You can use apply to create the column 'datapoint':

df['datapoint'] = df.apply(lambda row: (row['year'],row['month'],
                                         row['price'],row['volume']),1)

df['datapoint_better'] = df.apply(lambda row: {(row['year'],row['month']):
                                                 {row['price'],row['volume']}},1)

As I said, you can't do {row['year'],row['month']} as a key in a dictionary

And then if you want to get ride of the columns:

df = df.drop(['year','month','price','volume'],1)

EDIT: ok I missed the groupby, anyway, you can create two columns first with keys and item:

df['key'] = df.apply(lambda row: ( row['year'], row['month']),1)
df['item'] = df.apply(lambda row: { row['price'], row['volume']},1)

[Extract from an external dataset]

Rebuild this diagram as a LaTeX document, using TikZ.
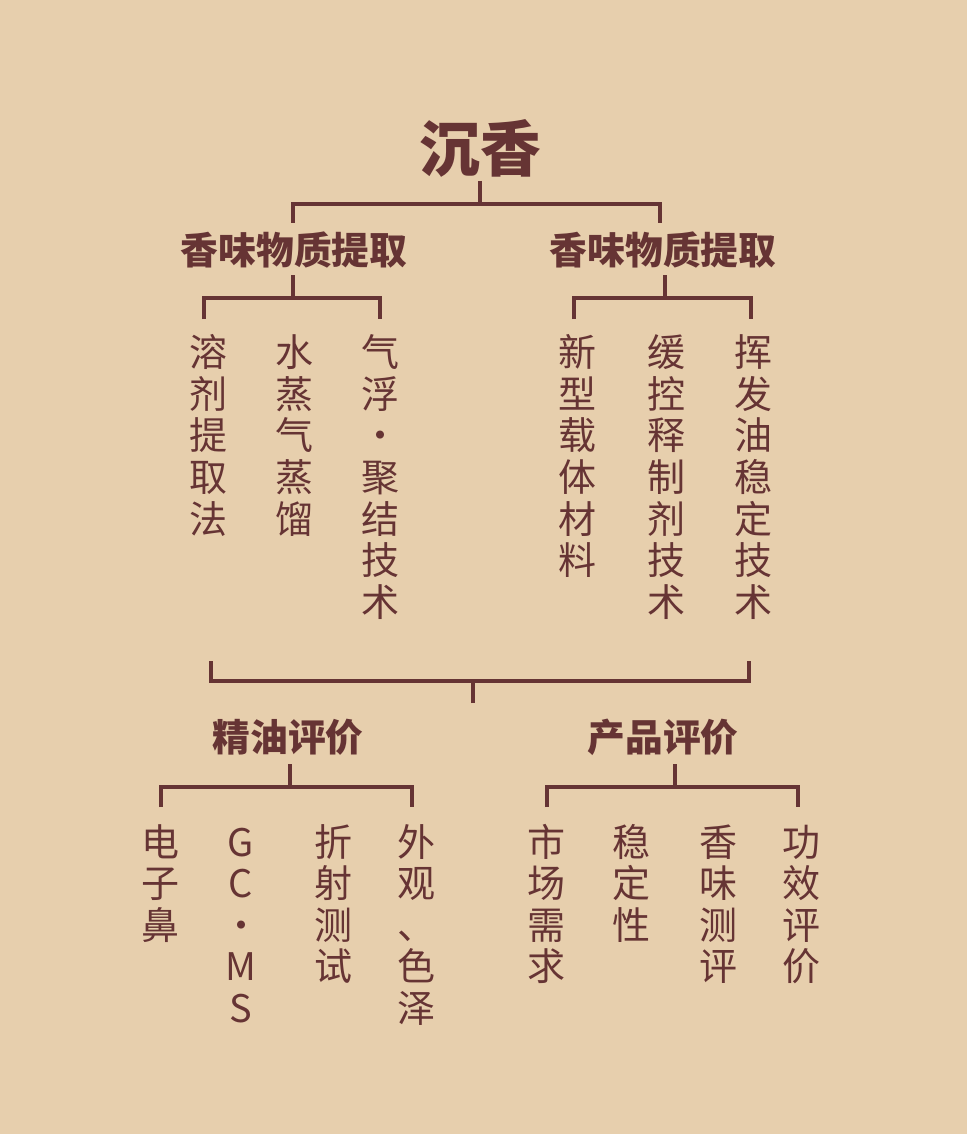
\documentclass[tikz,border=0pt]{standalone}
\usepackage{fontspec}
\setmainfont{Noto Sans CJK SC}
\usetikzlibrary{calc,positioning}
\definecolor{ink}{RGB}{102,52,52}
\definecolor{paper}{RGB}{231,207,173}

\begin{document}
\begin{tikzpicture} [x=0.75pt,y=-0.75pt,{title/.style={font=\fontsize{45.5}{50}\selectfont\bfseries,text=ink,inner sep=0}},{head/.style={font=\fontsize{28.3}{32}\selectfont\bfseries,text=ink,inner sep=0,text height=24.9pt,text depth=3.4pt}},{leaf/.style={font=\fontsize{28.5}{32}\selectfont,text=ink,inner sep=0,text height=25.1pt,text depth=3.4pt}},{link/.style={draw=ink,line width=2.6pt}}]
	%%paper
	\fill [paper] (0,0) rectangle (967,1134);
	%%headings
	\node [title] (root) at (480,148) {沉香};
	\node [head] (hdA) at (294,250) {香味物质提取};
	\node [head] (hdB) at (663,250) {香味物质提取};
	\node [head] (hdC) at (288,737) {精油评价};
	\node [head] (hdD) at (663,737) {产品评价};
	%%upper columns
	\foreach \x/\txt/\nm in {208/{溶,剂,提,取,法}/a1, 294/{水,蒸,气,蒸,馏}/a2, 380/{气,浮,·,聚,结,技,术}/a3, 577/{新,型,载,体,材,料}/b1, 666/{缓,控,释,制,剂,技,术}/b2, 753/{挥,发,油,稳,定,技,术}/b3}
		\foreach \c [count=\i] in \txt
			\node [leaf] (\nm-\i) at (\x,352+41.7*\i-41.7) {\c};
	%%lower columns
	\foreach \x/\txt/\nm in {160/{电,子,鼻}/c1, 241/{G,C,·,M,S}/c2, 333/{折,射,测,试}/c3, 416/{外,观,、,色,泽}/c4, 546/{市,场,需,求}/d1, 631/{稳,定,性}/d2, 718/{香,味,测,评}/d3, 801/{功,效,评,价}/d4}
		\foreach \c [count=\i] in \txt
			\node [leaf] (\nm-\i) at (\x,842+41.5*\i-41.5) {\c};
	%%root bracket
	\draw [link] ($(root)+(0,33)$) -- ($(root)+(0,55)$);
	\draw [link] ($(hdA)+(-1,-27)$) |- ($(hdB)+(-3,-46)$) -- ($(hdB)+(-3,-27)$);
	%%upper brackets
	\draw [link] ($(hdA)+(-1,25)$) -- ($(hdA)+(-1,48)$);
	\draw [link] ($(a1-1)+(-4,-33)$) |- ($(a3-1)+(0,-54)$) -- ($(a3-1)+(0,-33)$);
	\draw [link] ($(hdB)+(2,25)$) -- ($(hdB)+(2,48)$);
	\draw [link] ($(b1-1)+(-3,-33)$) |- ($(b3-1)+(-2,-54)$) -- ($(b3-1)+(-2,-33)$);
	%%join of both groups
	\coordinate (jl) at (211,661);
	\coordinate (jr) at (749,661);
	\coordinate (jm) at (473,703);
	\draw [link] (jl) -- ++(0,20) -| (jr);
	\draw [link] (jm) -- ++(0,-22);
	%%lower brackets
	\draw [link] ($(hdC)+(2,27)$) -- ($(hdC)+(2,49)$);
	\draw [link] ($(c1-1)+(1,-35)$) |- ($(c4-1)+(-4,-55)$) -- ($(c4-1)+(-4,-35)$);
	\draw [link] ($(hdD)+(12,27)$) -- ($(hdD)+(12,49)$);
	\draw [link] ($(d1-1)+(1,-35)$) |- ($(d4-1)+(-3,-55)$) -- ($(d4-1)+(-3,-35)$);
\end{tikzpicture}
\end{document}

and then you do the groupby with apply and do the pd.Series.to_dict with this two columns such as:

df_output = (df.groupby(['country','region'])
               .apply(lambda df_grouped: pd.Series(df_grouped.item.values,
                                                   index=df_grouped.key).to_dict())
               .reset_index().rename(columns={0:'datapoints'}))

reset_index and rename is to get the expected output

Note: I would suggest to use tuple as well for the item and not set to prevent any order issues as set is not ordered.